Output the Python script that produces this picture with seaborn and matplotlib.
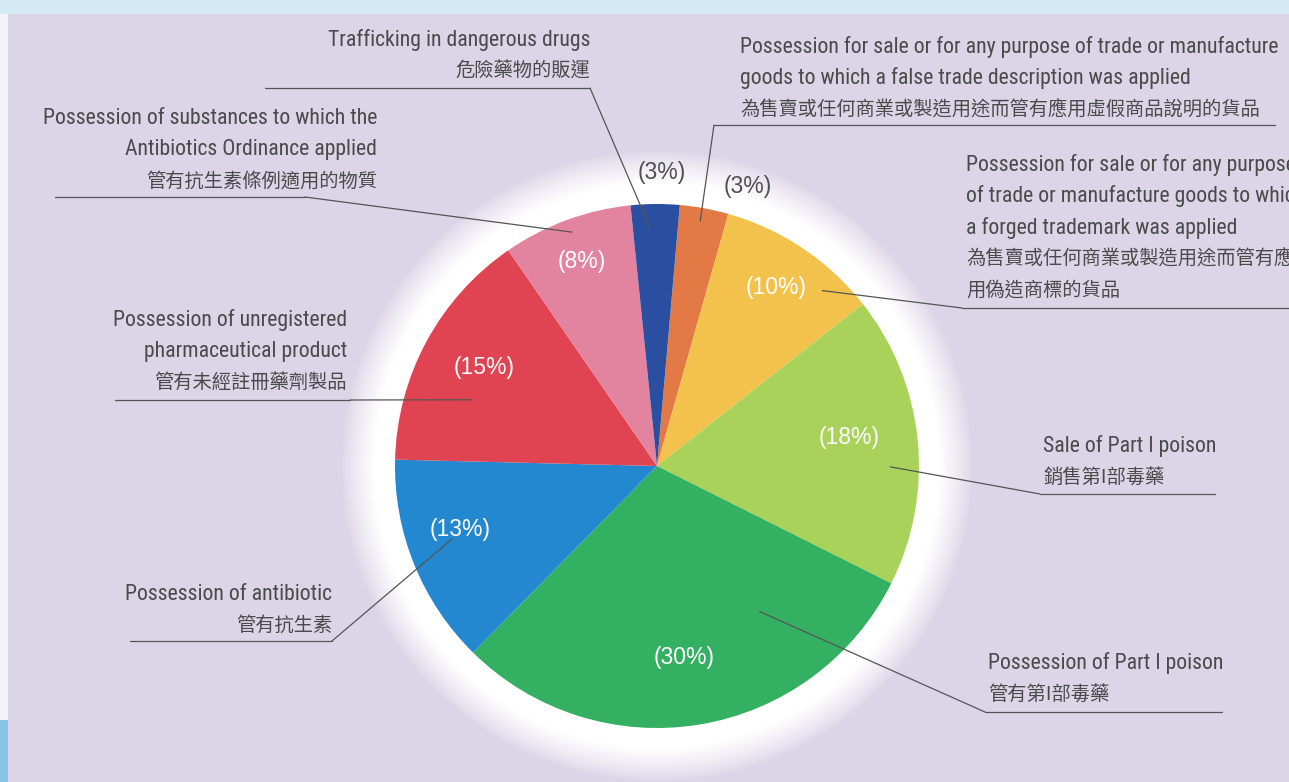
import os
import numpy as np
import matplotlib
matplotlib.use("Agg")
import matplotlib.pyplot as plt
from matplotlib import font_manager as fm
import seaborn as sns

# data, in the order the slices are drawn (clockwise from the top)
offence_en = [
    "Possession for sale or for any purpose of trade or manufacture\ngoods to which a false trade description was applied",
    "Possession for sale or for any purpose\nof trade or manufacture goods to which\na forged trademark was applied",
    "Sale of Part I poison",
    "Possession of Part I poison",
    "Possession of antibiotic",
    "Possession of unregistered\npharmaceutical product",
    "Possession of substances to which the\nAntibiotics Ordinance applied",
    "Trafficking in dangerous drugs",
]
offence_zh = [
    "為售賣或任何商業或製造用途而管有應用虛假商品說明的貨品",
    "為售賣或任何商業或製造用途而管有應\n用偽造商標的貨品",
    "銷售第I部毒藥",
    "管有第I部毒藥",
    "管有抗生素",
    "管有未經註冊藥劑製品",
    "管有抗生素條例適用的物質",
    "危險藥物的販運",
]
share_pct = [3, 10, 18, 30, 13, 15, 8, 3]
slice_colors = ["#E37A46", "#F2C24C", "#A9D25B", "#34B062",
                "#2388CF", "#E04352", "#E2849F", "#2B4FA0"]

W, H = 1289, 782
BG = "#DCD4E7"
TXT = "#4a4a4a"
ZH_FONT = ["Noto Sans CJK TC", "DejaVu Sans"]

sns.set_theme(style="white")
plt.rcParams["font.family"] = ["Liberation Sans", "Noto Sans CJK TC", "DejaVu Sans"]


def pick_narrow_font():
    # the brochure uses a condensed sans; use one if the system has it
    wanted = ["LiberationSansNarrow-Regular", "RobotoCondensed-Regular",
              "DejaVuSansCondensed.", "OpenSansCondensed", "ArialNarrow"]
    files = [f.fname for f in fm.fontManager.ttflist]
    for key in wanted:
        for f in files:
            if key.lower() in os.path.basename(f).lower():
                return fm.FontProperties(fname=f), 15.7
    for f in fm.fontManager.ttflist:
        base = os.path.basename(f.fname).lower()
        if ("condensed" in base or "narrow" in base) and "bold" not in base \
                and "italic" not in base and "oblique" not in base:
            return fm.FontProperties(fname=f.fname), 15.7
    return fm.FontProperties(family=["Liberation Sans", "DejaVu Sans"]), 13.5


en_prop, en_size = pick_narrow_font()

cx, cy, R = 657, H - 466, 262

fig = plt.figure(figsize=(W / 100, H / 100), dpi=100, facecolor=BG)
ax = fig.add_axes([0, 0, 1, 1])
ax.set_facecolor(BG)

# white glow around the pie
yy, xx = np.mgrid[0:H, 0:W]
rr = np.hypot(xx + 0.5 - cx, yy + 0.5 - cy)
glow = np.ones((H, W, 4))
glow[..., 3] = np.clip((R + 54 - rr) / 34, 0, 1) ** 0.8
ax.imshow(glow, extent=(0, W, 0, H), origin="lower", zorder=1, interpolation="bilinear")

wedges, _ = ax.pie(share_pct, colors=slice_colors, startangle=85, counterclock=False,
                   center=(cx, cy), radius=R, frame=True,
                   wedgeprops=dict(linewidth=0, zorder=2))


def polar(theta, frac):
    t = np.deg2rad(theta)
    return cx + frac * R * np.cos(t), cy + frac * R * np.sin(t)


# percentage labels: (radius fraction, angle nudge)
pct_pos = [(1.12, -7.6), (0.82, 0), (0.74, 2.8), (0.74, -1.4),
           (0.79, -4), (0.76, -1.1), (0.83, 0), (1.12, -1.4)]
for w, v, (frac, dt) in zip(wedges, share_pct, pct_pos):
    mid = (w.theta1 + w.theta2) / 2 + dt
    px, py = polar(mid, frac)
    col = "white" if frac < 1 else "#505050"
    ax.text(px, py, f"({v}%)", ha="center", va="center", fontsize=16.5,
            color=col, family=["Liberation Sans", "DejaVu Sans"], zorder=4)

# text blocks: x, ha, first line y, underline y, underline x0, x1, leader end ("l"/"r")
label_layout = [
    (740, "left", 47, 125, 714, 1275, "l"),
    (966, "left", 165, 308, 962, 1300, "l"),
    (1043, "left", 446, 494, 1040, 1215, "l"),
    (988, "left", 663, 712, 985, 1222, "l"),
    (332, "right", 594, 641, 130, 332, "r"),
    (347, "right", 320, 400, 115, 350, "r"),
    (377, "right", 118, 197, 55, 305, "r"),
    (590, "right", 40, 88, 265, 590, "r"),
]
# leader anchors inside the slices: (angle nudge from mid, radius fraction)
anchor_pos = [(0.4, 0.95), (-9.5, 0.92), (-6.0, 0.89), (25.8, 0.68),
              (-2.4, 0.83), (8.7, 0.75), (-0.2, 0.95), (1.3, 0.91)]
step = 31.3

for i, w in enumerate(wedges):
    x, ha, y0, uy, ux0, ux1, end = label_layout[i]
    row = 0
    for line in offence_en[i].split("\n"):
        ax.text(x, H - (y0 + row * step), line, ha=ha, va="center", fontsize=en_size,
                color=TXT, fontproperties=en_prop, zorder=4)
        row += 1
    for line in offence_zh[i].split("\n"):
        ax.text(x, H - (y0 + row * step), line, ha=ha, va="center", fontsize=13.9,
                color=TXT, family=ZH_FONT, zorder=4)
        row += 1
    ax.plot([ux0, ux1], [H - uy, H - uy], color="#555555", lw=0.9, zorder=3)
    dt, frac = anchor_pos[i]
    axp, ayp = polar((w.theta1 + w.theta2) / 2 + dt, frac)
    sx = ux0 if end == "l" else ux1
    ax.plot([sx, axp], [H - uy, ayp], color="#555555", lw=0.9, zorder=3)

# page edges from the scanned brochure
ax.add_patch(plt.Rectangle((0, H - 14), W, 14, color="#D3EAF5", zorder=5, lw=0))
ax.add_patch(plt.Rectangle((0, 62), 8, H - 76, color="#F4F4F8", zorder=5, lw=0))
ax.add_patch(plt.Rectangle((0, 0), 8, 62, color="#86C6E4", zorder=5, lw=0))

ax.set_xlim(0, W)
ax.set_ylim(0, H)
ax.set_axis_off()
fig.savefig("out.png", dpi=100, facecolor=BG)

══════════════════════════════

Pictures in the data above should not be copied; transcribe everything else exactly.

Output the Python script that produces this picture with seaborn and matplotlib.
import os
import numpy as np
import matplotlib
matplotlib.use("Agg")
import matplotlib.pyplot as plt
from matplotlib import font_manager as fm
import seaborn as sns

# data, in the order the slices are drawn (clockwise from the top)
offence_en = [
    "Possession for sale or for any purpose of trade or manufacture\ngoods to which a false trade description was applied",
    "Possession for sale or for any purpose\nof trade or manufacture goods to which\na forged trademark was applied",
    "Sale of Part I poison",
    "Possession of Part I poison",
    "Possession of antibiotic",
    "Possession of unregistered\npharmaceutical product",
    "Possession of substances to which the\nAntibiotics Ordinance applied",
    "Trafficking in dangerous drugs",
]
offence_zh = [
    "為售賣或任何商業或製造用途而管有應用虛假商品說明的貨品",
    "為售賣或任何商業或製造用途而管有應\n用偽造商標的貨品",
    "銷售第I部毒藥",
    "管有第I部毒藥",
    "管有抗生素",
    "管有未經註冊藥劑製品",
    "管有抗生素條例適用的物質",
    "危險藥物的販運",
]
share_pct = [3, 10, 18, 30, 13, 15, 8, 3]
slice_colors = ["#E37A46", "#F2C24C", "#A9D25B", "#34B062",
                "#2388CF", "#E04352", "#E2849F", "#2B4FA0"]

W, H = 1289, 782
BG = "#DCD4E7"
TXT = "#4a4a4a"
ZH_FONT = ["Noto Sans CJK TC", "DejaVu Sans"]

sns.set_theme(style="white")
plt.rcParams["font.family"] = ["Liberation Sans", "Noto Sans CJK TC", "DejaVu Sans"]


def pick_narrow_font():
    # the brochure uses a condensed sans; use one if the system has it
    wanted = ["LiberationSansNarrow-Regular", "RobotoCondensed-Regular",
              "DejaVuSansCondensed.", "OpenSansCondensed", "ArialNarrow"]
    files = [f.fname for f in fm.fontManager.ttflist]
    for key in wanted:
        for f in files:
            if key.lower() in os.path.basename(f).lower():
                return fm.FontProperties(fname=f), 15.7
    for f in fm.fontManager.ttflist:
        base = os.path.basename(f.fname).lower()
        if ("condensed" in base or "narrow" in base) and "bold" not in base \
                and "italic" not in base and "oblique" not in base:
            return fm.FontProperties(fname=f.fname), 15.7
    return fm.FontProperties(family=["Liberation Sans", "DejaVu Sans"]), 13.5


en_prop, en_size = pick_narrow_font()

cx, cy, R = 657, H - 466, 262

fig = plt.figure(figsize=(W / 100, H / 100), dpi=100, facecolor=BG)
ax = fig.add_axes([0, 0, 1, 1])
ax.set_facecolor(BG)

# white glow around the pie
yy, xx = np.mgrid[0:H, 0:W]
rr = np.hypot(xx + 0.5 - cx, yy + 0.5 - cy)
glow = np.ones((H, W, 4))
glow[..., 3] = np.clip((R + 54 - rr) / 34, 0, 1) ** 0.8
ax.imshow(glow, extent=(0, W, 0, H), origin="lower", zorder=1, interpolation="bilinear")

wedges, _ = ax.pie(share_pct, colors=slice_colors, startangle=85, counterclock=False,
                   center=(cx, cy), radius=R, frame=True,
                   wedgeprops=dict(linewidth=0, zorder=2))


def polar(theta, frac):
    t = np.deg2rad(theta)
    return cx + frac * R * np.cos(t), cy + frac * R * np.sin(t)


# percentage labels: (radius fraction, angle nudge)
pct_pos = [(1.12, -7.6), (0.82, 0), (0.74, 2.8), (0.74, -1.4),
           (0.79, -4), (0.76, -1.1), (0.83, 0), (1.12, -1.4)]
for w, v, (frac, dt) in zip(wedges, share_pct, pct_pos):
    mid = (w.theta1 + w.theta2) / 2 + dt
    px, py = polar(mid, frac)
    col = "white" if frac < 1 else "#505050"
    ax.text(px, py, f"({v}%)", ha="center", va="center", fontsize=16.5,
            color=col, family=["Liberation Sans", "DejaVu Sans"], zorder=4)

# text blocks: x, ha, first line y, underline y, underline x0, x1, leader end ("l"/"r")
label_layout = [
    (740, "left", 47, 125, 714, 1275, "l"),
    (966, "left", 165, 308, 962, 1300, "l"),
    (1043, "left", 446, 494, 1040, 1215, "l"),
    (988, "left", 663, 712, 985, 1222, "l"),
    (332, "right", 594, 641, 130, 332, "r"),
    (347, "right", 320, 400, 115, 350, "r"),
    (377, "right", 118, 197, 55, 305, "r"),
    (590, "right", 40, 88, 265, 590, "r"),
]
# leader anchors inside the slices: (angle nudge from mid, radius fraction)
anchor_pos = [(0.4, 0.95), (-9.5, 0.92), (-6.0, 0.89), (25.8, 0.68),
              (-2.4, 0.83), (8.7, 0.75), (-0.2, 0.95), (1.3, 0.91)]
step = 31.3

for i, w in enumerate(wedges):
    x, ha, y0, uy, ux0, ux1, end = label_layout[i]
    row = 0
    for line in offence_en[i].split("\n"):
        ax.text(x, H - (y0 + row * step), line, ha=ha, va="center", fontsize=en_size,
                color=TXT, fontproperties=en_prop, zorder=4)
        row += 1
    for line in offence_zh[i].split("\n"):
        ax.text(x, H - (y0 + row * step), line, ha=ha, va="center", fontsize=13.9,
                color=TXT, family=ZH_FONT, zorder=4)
        row += 1
    ax.plot([ux0, ux1], [H - uy, H - uy], color="#555555", lw=0.9, zorder=3)
    dt, frac = anchor_pos[i]
    axp, ayp = polar((w.theta1 + w.theta2) / 2 + dt, frac)
    sx = ux0 if end == "l" else ux1
    ax.plot([sx, axp], [H - uy, ayp], color="#555555", lw=0.9, zorder=3)

# page edges from the scanned brochure
ax.add_patch(plt.Rectangle((0, H - 14), W, 14, color="#D3EAF5", zorder=5, lw=0))
ax.add_patch(plt.Rectangle((0, 62), 8, H - 76, color="#F4F4F8", zorder=5, lw=0))
ax.add_patch(plt.Rectangle((0, 0), 8, 62, color="#86C6E4", zorder=5, lw=0))

ax.set_xlim(0, W)
ax.set_ylim(0, H)
ax.set_axis_off()
fig.savefig("out.png", dpi=100, facecolor=BG)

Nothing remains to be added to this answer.